== Your task ==
Only the lines from the line containing "Write the seaborn" through the line containing "5.02, 4.57, 4.94, 4.95, 4.75, 4.6, 4.922]" should be reproduced, please, with no pictures.

[Items listed in a dataset]
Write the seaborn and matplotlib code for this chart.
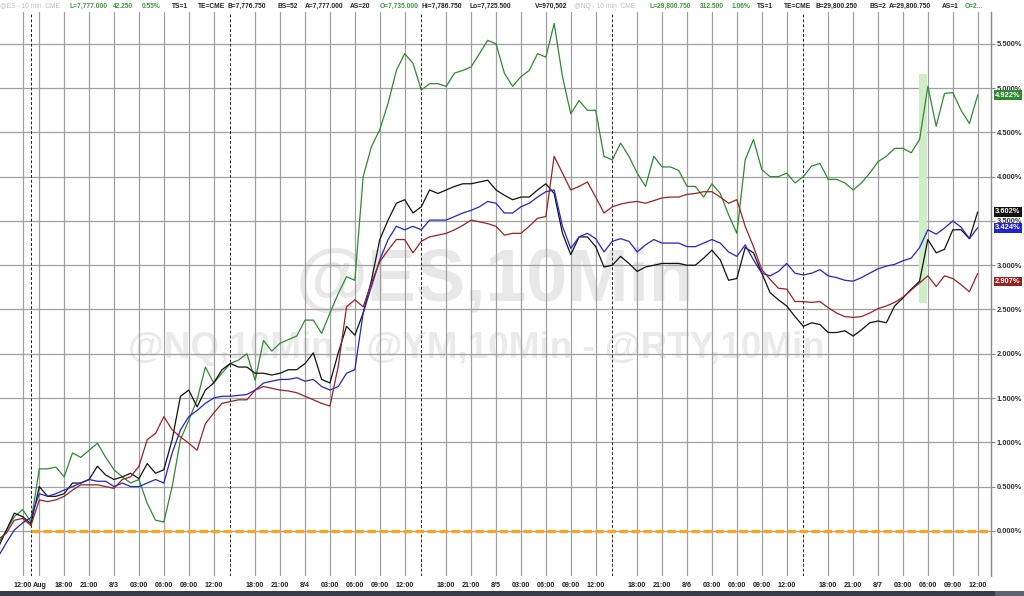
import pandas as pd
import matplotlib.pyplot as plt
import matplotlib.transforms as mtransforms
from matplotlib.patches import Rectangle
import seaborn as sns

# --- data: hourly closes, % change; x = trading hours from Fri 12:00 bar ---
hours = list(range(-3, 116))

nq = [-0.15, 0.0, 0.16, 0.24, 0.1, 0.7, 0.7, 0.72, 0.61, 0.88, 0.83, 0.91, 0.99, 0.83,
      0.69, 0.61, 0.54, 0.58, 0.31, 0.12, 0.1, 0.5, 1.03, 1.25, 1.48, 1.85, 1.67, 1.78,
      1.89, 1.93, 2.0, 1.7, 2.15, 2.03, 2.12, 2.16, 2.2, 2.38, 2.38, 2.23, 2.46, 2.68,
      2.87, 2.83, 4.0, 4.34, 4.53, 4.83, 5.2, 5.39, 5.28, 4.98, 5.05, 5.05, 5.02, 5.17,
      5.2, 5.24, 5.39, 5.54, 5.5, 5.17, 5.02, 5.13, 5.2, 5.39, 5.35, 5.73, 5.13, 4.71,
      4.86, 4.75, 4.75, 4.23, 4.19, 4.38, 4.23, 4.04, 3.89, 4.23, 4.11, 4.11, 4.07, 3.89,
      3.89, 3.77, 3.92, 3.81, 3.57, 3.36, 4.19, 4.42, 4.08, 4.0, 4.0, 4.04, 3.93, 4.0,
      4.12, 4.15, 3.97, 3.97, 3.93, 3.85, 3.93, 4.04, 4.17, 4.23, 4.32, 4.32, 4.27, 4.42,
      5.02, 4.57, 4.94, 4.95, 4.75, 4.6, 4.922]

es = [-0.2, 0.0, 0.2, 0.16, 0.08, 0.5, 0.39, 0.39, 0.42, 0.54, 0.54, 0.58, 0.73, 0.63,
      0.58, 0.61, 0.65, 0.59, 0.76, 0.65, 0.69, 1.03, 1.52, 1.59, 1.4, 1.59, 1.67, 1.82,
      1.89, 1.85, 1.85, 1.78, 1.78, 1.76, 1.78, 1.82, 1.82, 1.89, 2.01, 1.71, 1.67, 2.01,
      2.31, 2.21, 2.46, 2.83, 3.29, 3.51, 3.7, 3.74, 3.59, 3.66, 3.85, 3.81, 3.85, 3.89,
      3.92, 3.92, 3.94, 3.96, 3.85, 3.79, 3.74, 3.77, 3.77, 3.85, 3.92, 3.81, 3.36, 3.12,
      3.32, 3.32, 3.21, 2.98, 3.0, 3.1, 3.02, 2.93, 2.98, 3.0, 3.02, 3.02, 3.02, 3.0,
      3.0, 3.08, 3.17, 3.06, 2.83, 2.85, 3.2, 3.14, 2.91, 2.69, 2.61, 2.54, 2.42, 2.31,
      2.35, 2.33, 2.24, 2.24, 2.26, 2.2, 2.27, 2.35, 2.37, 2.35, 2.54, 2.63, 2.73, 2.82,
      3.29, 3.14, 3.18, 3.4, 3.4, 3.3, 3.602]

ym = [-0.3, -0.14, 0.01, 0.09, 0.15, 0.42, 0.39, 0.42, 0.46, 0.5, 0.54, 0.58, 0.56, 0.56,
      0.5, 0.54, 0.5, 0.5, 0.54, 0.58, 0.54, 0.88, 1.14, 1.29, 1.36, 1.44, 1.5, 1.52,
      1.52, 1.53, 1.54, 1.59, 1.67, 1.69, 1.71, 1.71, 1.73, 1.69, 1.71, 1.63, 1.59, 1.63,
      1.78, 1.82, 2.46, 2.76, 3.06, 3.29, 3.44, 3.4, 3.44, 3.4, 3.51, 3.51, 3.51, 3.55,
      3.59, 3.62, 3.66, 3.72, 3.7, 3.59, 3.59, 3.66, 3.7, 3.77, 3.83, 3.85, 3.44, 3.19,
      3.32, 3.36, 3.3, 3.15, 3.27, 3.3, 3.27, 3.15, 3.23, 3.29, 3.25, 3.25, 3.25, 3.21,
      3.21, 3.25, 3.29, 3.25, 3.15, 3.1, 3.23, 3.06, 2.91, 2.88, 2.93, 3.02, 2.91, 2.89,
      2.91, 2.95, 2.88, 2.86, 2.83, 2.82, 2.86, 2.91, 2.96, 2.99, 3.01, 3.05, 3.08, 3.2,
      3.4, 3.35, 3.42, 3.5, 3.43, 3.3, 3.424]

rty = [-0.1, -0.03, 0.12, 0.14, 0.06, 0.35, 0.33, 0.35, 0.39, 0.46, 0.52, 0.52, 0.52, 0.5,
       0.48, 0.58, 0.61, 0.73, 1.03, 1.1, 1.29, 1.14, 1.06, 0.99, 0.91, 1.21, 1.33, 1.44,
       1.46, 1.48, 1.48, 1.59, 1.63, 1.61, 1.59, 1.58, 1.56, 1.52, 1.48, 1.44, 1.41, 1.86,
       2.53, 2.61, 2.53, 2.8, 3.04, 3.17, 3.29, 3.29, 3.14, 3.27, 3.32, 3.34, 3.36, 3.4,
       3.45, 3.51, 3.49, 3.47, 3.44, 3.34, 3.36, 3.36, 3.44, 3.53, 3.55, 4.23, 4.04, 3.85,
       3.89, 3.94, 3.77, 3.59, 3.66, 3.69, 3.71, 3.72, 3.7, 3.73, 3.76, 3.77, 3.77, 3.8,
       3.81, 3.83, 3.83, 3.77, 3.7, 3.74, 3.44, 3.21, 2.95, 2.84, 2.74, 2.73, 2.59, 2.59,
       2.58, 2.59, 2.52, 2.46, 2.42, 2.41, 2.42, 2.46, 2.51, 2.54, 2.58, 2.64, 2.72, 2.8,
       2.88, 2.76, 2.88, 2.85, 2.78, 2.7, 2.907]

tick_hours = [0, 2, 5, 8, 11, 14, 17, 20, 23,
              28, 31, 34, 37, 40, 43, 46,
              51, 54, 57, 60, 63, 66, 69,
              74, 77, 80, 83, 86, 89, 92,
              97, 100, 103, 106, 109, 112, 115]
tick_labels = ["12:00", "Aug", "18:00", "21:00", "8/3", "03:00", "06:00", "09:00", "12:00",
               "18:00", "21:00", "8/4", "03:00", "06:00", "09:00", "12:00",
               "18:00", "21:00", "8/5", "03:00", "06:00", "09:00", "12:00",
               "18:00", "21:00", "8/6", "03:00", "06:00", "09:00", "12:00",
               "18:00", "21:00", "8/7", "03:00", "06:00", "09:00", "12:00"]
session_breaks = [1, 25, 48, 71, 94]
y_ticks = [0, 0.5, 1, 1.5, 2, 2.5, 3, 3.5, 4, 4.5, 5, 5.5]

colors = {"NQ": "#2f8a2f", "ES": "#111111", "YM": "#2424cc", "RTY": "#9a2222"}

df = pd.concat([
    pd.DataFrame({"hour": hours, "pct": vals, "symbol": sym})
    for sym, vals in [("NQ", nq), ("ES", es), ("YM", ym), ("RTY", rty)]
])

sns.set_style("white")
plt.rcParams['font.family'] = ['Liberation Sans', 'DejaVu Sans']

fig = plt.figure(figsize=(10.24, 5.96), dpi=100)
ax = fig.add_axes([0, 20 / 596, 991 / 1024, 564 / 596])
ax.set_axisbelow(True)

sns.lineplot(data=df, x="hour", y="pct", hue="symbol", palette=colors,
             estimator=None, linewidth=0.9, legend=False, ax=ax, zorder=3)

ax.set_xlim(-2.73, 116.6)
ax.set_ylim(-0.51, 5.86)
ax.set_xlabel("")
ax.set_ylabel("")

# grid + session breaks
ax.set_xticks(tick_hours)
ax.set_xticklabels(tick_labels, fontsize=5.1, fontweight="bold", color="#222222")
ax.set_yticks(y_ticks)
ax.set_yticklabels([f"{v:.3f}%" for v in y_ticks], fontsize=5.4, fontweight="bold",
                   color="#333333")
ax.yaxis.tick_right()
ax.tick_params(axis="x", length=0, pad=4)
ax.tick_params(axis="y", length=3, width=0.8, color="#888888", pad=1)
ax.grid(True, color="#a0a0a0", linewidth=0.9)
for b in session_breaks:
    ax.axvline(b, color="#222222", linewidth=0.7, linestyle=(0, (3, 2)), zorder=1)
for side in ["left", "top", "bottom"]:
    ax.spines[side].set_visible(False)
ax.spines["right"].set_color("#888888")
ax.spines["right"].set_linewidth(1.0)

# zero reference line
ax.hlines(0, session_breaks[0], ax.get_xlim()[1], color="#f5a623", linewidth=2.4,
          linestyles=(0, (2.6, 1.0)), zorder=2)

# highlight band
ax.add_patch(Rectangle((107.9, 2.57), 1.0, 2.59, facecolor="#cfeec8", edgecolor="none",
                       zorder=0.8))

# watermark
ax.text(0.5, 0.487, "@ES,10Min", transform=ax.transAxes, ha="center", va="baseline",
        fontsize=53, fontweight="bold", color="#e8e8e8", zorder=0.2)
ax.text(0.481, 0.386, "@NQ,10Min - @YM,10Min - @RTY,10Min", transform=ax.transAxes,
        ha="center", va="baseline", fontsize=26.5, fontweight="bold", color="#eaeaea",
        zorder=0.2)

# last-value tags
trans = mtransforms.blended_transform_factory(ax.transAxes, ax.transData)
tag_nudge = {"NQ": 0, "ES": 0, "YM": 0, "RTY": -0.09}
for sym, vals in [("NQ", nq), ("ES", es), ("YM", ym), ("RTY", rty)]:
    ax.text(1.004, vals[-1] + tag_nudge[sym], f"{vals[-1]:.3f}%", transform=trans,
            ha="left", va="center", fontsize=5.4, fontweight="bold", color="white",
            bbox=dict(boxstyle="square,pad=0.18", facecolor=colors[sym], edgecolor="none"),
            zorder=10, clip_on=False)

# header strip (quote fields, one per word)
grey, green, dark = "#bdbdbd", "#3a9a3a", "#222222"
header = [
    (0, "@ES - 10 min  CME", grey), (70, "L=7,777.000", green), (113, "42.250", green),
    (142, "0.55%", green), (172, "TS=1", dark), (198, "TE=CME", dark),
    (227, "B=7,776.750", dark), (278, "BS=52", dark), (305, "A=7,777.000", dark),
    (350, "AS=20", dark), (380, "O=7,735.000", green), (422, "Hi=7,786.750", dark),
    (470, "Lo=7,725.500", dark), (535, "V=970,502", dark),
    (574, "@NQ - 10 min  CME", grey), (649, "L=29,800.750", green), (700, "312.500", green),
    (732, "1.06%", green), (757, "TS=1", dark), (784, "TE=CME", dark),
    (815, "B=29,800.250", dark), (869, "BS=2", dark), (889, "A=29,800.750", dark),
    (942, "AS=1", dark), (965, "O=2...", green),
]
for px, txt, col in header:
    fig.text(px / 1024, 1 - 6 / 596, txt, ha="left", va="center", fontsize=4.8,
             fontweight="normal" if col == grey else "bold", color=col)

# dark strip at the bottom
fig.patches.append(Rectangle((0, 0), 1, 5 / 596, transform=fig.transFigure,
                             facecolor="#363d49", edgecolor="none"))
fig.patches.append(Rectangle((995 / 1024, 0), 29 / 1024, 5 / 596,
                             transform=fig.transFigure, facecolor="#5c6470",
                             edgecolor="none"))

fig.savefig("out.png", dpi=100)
---
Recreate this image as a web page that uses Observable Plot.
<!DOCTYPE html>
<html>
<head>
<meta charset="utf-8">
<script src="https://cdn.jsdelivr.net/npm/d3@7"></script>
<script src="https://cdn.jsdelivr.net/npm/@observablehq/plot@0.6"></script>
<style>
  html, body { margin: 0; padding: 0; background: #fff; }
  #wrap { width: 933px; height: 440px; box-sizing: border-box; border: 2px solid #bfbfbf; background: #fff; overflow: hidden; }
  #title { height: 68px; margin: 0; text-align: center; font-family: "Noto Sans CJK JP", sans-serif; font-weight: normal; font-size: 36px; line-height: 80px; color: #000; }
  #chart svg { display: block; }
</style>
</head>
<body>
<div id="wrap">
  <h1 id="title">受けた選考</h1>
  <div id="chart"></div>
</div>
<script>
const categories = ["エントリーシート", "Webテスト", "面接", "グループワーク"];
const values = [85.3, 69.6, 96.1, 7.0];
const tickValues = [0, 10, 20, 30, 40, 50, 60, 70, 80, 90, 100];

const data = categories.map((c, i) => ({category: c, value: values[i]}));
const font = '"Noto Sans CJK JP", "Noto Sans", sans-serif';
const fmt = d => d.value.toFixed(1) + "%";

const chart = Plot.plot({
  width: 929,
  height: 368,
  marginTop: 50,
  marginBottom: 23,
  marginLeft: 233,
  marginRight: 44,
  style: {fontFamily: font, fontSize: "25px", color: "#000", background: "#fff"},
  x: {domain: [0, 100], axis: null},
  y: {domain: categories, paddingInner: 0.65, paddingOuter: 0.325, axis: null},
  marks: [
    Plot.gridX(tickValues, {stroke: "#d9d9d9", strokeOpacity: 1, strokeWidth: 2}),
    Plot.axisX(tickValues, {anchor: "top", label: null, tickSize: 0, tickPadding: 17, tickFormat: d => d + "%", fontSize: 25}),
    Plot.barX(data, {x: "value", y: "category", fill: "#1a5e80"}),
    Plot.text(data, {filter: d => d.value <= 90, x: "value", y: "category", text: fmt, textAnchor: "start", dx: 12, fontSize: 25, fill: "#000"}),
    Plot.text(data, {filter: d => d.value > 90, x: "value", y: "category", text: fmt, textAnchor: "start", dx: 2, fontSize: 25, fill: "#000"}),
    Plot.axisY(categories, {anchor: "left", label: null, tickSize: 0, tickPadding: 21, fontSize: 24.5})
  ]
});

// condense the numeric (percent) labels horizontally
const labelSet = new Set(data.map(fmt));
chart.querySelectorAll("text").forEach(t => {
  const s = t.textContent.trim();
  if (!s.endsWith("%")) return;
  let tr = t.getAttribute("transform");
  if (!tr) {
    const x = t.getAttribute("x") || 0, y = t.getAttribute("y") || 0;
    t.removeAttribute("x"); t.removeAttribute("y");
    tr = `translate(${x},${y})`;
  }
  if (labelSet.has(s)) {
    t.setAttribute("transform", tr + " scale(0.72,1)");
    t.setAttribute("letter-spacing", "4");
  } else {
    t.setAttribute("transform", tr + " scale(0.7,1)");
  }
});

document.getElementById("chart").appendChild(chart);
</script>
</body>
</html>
...
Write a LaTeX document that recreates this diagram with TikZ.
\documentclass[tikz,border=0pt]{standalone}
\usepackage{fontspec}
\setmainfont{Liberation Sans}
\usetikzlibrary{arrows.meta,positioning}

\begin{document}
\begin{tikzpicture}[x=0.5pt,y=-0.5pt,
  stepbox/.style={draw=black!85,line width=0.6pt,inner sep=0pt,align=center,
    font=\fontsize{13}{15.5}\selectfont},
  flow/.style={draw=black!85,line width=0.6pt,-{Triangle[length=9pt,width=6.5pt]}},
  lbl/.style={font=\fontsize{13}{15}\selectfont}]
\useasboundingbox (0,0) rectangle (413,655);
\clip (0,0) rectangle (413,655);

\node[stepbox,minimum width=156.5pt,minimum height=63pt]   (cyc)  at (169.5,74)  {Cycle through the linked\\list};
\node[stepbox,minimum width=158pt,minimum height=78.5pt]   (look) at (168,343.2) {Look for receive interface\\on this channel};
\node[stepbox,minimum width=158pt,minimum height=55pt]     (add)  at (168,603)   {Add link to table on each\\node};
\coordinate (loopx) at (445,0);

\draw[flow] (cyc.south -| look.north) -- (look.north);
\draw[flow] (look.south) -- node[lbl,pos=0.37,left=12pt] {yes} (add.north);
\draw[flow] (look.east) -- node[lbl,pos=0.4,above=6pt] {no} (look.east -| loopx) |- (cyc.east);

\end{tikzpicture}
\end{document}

== Output of the task ==
Write the seaborn and matplotlib code for this chart.
import pandas as pd
import matplotlib.pyplot as plt
import matplotlib.transforms as mtransforms
from matplotlib.patches import Rectangle
import seaborn as sns

# --- data: hourly closes, % change; x = trading hours from Fri 12:00 bar ---
hours = list(range(-3, 116))

nq = [-0.15, 0.0, 0.16, 0.24, 0.1, 0.7, 0.7, 0.72, 0.61, 0.88, 0.83, 0.91, 0.99, 0.83,
      0.69, 0.61, 0.54, 0.58, 0.31, 0.12, 0.1, 0.5, 1.03, 1.25, 1.48, 1.85, 1.67, 1.78,
      1.89, 1.93, 2.0, 1.7, 2.15, 2.03, 2.12, 2.16, 2.2, 2.38, 2.38, 2.23, 2.46, 2.68,
      2.87, 2.83, 4.0, 4.34, 4.53, 4.83, 5.2, 5.39, 5.28, 4.98, 5.05, 5.05, 5.02, 5.17,
      5.2, 5.24, 5.39, 5.54, 5.5, 5.17, 5.02, 5.13, 5.2, 5.39, 5.35, 5.73, 5.13, 4.71,
      4.86, 4.75, 4.75, 4.23, 4.19, 4.38, 4.23, 4.04, 3.89, 4.23, 4.11, 4.11, 4.07, 3.89,
      3.89, 3.77, 3.92, 3.81, 3.57, 3.36, 4.19, 4.42, 4.08, 4.0, 4.0, 4.04, 3.93, 4.0,
      4.12, 4.15, 3.97, 3.97, 3.93, 3.85, 3.93, 4.04, 4.17, 4.23, 4.32, 4.32, 4.27, 4.42,
      5.02, 4.57, 4.94, 4.95, 4.75, 4.6, 4.922]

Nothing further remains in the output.